Task to carry out. Copy exactly the lines from the start of the material through the line with "from bokeh.resources import INLINE". Pictures stay out of the copy.

--- start ---

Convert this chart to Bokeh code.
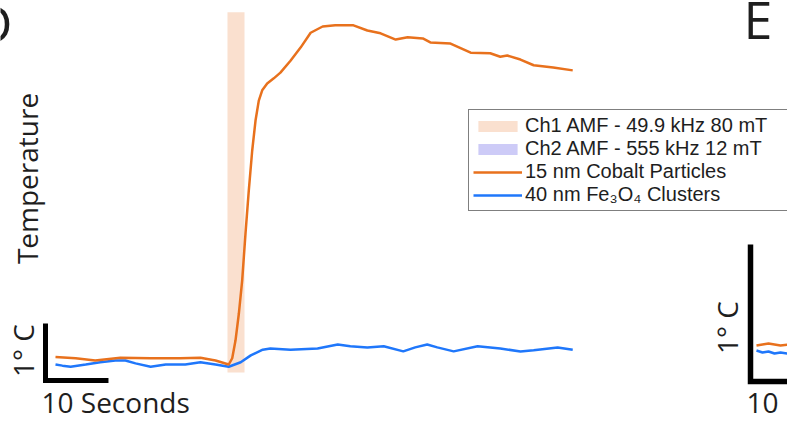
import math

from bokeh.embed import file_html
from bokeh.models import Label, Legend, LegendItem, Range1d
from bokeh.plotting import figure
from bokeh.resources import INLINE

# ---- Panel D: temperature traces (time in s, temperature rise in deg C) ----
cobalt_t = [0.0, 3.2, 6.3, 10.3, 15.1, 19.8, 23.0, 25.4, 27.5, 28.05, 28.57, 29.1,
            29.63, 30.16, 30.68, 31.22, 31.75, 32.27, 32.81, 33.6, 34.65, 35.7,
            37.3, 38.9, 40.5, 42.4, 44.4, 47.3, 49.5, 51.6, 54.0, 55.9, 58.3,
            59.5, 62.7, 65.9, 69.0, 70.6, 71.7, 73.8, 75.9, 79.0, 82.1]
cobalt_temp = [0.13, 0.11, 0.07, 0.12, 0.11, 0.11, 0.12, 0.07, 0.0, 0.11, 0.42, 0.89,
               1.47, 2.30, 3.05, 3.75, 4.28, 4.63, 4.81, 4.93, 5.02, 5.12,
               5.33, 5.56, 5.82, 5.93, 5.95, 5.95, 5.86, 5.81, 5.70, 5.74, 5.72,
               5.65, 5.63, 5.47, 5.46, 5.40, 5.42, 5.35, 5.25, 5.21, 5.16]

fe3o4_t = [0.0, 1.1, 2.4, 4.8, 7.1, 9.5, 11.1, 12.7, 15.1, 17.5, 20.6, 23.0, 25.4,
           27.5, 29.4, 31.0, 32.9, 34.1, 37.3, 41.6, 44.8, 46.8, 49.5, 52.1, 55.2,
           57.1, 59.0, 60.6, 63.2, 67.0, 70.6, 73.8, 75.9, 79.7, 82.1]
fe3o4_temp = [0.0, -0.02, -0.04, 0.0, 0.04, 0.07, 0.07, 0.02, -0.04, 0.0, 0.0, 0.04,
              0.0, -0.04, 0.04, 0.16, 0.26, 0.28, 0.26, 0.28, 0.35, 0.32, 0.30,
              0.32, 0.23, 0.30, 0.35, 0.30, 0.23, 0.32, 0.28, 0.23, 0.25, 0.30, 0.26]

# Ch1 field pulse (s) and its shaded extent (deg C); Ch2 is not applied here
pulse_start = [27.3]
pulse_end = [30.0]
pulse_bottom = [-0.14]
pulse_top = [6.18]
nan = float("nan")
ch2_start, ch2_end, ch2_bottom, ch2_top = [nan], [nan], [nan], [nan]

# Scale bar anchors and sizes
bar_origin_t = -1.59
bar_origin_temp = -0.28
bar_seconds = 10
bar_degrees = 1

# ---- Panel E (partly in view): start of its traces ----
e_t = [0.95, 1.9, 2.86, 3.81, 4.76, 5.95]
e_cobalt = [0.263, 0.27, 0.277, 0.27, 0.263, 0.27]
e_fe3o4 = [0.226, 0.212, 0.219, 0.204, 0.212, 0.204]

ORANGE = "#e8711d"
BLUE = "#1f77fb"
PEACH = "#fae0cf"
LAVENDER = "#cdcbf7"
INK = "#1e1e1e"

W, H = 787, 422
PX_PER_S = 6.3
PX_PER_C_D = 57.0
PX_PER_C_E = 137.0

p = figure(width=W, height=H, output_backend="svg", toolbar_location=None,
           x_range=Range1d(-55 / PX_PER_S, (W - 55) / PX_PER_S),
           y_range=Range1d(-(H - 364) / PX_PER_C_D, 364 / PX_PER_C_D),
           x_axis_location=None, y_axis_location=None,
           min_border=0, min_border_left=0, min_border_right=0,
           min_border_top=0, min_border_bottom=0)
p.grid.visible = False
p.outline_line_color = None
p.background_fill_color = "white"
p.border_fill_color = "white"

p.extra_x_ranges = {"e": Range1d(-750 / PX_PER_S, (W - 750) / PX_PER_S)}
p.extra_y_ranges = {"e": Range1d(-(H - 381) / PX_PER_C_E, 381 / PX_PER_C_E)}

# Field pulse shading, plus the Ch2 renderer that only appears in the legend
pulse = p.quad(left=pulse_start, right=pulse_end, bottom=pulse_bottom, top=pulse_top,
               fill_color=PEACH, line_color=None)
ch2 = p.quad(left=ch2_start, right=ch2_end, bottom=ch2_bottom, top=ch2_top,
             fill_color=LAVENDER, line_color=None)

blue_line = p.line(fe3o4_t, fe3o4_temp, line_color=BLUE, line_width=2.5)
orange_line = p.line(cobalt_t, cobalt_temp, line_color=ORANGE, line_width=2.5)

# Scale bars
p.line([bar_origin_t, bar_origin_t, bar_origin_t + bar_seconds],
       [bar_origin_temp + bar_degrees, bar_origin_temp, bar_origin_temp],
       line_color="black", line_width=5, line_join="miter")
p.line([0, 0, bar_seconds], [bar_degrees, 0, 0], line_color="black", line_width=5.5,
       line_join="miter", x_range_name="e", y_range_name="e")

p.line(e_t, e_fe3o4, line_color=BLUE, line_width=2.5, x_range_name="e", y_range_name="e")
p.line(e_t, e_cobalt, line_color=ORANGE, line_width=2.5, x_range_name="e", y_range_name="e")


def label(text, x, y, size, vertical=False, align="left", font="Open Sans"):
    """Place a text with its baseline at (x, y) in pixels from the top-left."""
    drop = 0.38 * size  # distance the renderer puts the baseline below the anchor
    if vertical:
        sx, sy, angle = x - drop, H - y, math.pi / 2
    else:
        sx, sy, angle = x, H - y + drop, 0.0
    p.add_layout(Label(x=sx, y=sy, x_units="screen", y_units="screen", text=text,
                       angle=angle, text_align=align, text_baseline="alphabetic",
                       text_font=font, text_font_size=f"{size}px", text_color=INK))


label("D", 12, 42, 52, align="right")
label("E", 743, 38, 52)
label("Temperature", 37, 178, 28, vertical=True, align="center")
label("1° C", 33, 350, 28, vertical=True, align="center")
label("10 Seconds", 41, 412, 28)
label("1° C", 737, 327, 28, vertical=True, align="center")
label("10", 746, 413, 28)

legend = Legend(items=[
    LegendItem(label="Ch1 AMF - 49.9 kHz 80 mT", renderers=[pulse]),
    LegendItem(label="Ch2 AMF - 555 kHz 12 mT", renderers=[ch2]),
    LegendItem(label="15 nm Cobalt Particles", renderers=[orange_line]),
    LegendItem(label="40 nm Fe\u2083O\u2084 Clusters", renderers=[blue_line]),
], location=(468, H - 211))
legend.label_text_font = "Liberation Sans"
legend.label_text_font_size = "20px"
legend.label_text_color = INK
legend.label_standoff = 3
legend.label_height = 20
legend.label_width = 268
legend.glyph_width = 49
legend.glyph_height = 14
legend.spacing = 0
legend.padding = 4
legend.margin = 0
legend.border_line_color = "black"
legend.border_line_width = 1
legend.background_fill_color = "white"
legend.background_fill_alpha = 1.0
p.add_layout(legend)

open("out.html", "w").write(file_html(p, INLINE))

--- end ---

Response.
Convert this chart to Bokeh code.
import math

from bokeh.embed import file_html
from bokeh.models import Label, Legend, LegendItem, Range1d
from bokeh.plotting import figure
from bokeh.resources import INLINE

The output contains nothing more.